LAS VEGAS — Republican National Committee Chairman Reince Priebus retains a strong base of support from top GOP officials despite the party’s losses in the Nov. 6 election and the breakdown of the Romney campaign’s vaunted voter-turnout operation in key swing states on Election Day.
GOP governors gathered here for their annual meeting had heaped praise on the former Wisconsin GOP chairman before this year’s vote for his efforts to rebuild the party’s moribund internal machinery since taking over the RNC in January 2011. Most of the GOP governors, whose numbers grew from 29 to 30 in the recent vote, said they were sticking with Mr. Priebus, who was not attending.

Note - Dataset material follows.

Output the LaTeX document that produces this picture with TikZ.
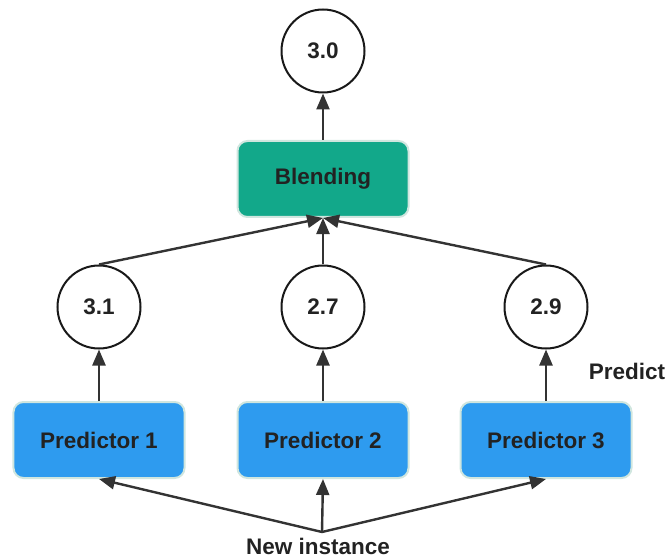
\documentclass[tikz,border=0pt]{standalone}
\usepackage{fontspec}
\setmainfont{Liberation Sans}
\usetikzlibrary{arrows.meta}
\definecolor{predblue}{HTML}{2E9BEF}
\definecolor{blendgreen}{HTML}{12A88A}
\definecolor{edgegray}{HTML}{D0E6DF}
\definecolor{linegray}{HTML}{333333}
\definecolor{textgray}{HTML}{222222}

\begin{document}
\begin{tikzpicture}
  [x=1bp,y=-1bp,every node/.style={font=\fontsize{22.5bp}{27bp}\selectfont\bfseries,text=textgray},
   value/.style={circle,draw=black!90,line width=2bp,minimum size=83bp,inner sep=0pt,fill=white},
   box/.style={rectangle,rounded corners=10bp,draw=edgegray,line width=2bp,minimum width=171bp,minimum height=76bp},
   arr/.style={draw=linegray,line width=2.4bp,-{Triangle[length=16bp,width=13bp]}}]
  \useasboundingbox (0,0) rectangle (669,560);
  \node[value] (out) at (323,51) {3.0};
  \node[box,fill=blendgreen] (blend) at (323,179) {Blending};
  \node[value] (v1) at (99,307) {3.1};
  \node[value] (v2) at (323,307) {2.7};
  \node[value] (v3) at (546,307) {2.9};
  \node[box,fill=predblue] (p1) at (99,440) {Predictor 1};
  \node[box,fill=predblue] (p2) at (323,440) {Predictor 2};
  \node[box,fill=predblue] (p3) at (546,440) {Predictor 3};
  \node (predict) at (627,371) {Predict};
  \node (inst) at (318,546) {New instance};
  \coordinate (split) at (322,532);
  \foreach \from/\to in {blend.north/out.south,v1.north/blend.south,v2.north/blend.south,v3.north/blend.south,p1.north/v1.south,p2.north/v2.south,p3.north/v3.south,split/p1.south,split/p2.south,split/p3.south}
    \draw[arr] (\from) -- (\to);

\end{tikzpicture}
\end{document}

So far, 42 of the state GOP chairmen and elected national committee members who make up the 168-member RNC say they will back the chairman. The party’s top congressional leaders, including House Speaker John A. Boehner and Senate Minority Leader Mitch McConnell, have also privately conveyed support for Mr. Priebus to run for a second two-year term, The Washington Times has learned.
The support comes despite the shock and recriminations the party has experienced since Mr. Romney’s loss to President Obama on Nov. 6, and amid sharply declining support for the party in such key constituencies as women and Hispanics. The party also lost a net two seats in the Senate, despite many more Democratic incumbents being on the ballot.

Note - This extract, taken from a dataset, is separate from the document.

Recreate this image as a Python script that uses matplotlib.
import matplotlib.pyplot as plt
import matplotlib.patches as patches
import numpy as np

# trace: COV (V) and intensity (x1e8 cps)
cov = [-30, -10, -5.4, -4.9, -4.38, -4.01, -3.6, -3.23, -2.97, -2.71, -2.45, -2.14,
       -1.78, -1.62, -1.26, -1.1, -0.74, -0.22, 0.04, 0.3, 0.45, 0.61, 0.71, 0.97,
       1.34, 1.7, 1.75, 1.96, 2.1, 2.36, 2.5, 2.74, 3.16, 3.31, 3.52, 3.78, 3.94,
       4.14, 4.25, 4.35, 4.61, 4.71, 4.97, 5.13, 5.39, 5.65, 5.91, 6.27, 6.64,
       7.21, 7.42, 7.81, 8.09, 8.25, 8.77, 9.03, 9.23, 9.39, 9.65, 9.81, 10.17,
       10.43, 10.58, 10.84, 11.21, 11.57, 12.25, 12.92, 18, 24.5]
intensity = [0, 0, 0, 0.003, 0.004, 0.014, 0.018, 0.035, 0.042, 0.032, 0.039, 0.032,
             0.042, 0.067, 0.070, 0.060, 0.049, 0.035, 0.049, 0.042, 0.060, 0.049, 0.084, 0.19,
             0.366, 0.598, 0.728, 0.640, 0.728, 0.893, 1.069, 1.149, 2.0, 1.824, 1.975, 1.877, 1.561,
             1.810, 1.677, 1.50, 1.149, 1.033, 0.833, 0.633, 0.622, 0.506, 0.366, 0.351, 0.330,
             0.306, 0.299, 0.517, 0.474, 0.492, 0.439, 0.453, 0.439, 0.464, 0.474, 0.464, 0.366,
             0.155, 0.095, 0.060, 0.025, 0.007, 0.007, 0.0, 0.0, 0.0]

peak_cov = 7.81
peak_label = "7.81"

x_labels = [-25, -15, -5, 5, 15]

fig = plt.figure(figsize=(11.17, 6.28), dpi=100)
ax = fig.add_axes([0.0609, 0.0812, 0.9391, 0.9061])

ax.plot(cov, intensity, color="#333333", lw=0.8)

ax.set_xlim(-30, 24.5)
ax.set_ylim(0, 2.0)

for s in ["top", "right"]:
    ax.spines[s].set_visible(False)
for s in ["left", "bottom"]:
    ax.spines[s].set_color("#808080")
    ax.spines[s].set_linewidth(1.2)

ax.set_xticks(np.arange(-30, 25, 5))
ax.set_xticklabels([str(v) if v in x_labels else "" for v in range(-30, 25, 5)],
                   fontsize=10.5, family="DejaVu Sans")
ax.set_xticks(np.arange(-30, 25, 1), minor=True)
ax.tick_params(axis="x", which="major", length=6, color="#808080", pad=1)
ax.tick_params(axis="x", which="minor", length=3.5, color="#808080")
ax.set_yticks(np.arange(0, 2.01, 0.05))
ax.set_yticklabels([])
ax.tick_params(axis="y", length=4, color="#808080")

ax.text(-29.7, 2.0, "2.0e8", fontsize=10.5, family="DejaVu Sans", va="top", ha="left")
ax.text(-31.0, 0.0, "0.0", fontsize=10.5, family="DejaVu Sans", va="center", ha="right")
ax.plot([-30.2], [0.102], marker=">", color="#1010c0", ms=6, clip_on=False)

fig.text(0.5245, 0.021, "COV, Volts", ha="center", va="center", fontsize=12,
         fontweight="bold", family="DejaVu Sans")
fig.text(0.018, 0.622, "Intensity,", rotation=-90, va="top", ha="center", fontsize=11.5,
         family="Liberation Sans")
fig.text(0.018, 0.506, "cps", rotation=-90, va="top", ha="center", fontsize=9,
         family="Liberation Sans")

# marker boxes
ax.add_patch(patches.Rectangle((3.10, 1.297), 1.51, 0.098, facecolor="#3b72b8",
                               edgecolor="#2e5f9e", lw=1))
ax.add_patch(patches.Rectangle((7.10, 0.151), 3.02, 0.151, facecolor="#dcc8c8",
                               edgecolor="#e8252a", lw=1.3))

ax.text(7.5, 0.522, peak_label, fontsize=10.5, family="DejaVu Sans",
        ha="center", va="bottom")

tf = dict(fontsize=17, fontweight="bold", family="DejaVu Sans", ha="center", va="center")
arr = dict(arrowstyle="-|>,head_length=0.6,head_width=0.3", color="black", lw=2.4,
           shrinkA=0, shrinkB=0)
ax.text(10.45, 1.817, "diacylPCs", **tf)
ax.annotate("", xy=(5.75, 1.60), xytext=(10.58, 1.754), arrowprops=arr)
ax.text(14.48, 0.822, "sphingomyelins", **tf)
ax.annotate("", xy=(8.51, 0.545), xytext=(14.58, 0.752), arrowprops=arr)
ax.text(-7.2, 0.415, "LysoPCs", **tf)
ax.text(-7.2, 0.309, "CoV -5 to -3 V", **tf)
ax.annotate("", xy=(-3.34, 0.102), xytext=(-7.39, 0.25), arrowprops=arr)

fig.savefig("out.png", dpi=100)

The chairman of a major swing state that failed to go for Mr. Romney last week said privately he is unsure about supporting Mr. Priebus and needs “to hear more about what Reince will do about appealing to women, Latinos and on concentrating on economics, not social issues.”
Mr. Priebus is said to be preparing a two-year plan and a four-year plan for broadening the party’s base among Latinos, Asians, blacks and women, and reformulating the GOP’s message without sacrificing its basic principles on personal freedom and free markets.
Louisiana GOP Chairman Roger Villere sent a memo to fellow RNC members criticizing the party’s get-out-the-vote failures Nov. 6 and failure to attract more minorities, women and young voters. A few RNC members and some activists not on the national committee are urging Mr. Villere to run against Mr. Priebus, but he said he remains behind the incumbent.
“I definitely will support Reince if he decides to run,” Mr. Villere said in an email Wednesday.
American Conservative Union Chairman Al Cardenas, a former Florida GOP chairman who has been mentioned as another possible candidate for party chairman, also gave Mr. Priebus a vote of confidence, saying in a phone interview that “Reince has done a good job in rehabilitating the RNC, and the Nov. 6 turnout problems had nothing to do with him or the national committee.”
Many here say the blame for the disastrous malfunctions in the GOP’s get-out-the-vote efforts on Election Day lay with the Romney campaign and the consultants and vendors it hired. Going into the election, several of the GOP’s top fundraisers told The Times that the Romney campaign had completely taken over the RNC’s ground-game plans and programs for targeting voters and getting them to the polls.
Mr. Priebus, by contrast, is credited by many with reviving the party’s funding base and cultivating donors alienated by the RNC leadership under previous party Chairman Michael S. Steele.
Tennessee RNC member John Ryder credited Mr. Priebus with having “turned the RNC around and restored its ability to be part of the Republican effort. If we didn’t win everything this year, it was despite the best efforts of the RNC and Reince Priebus.”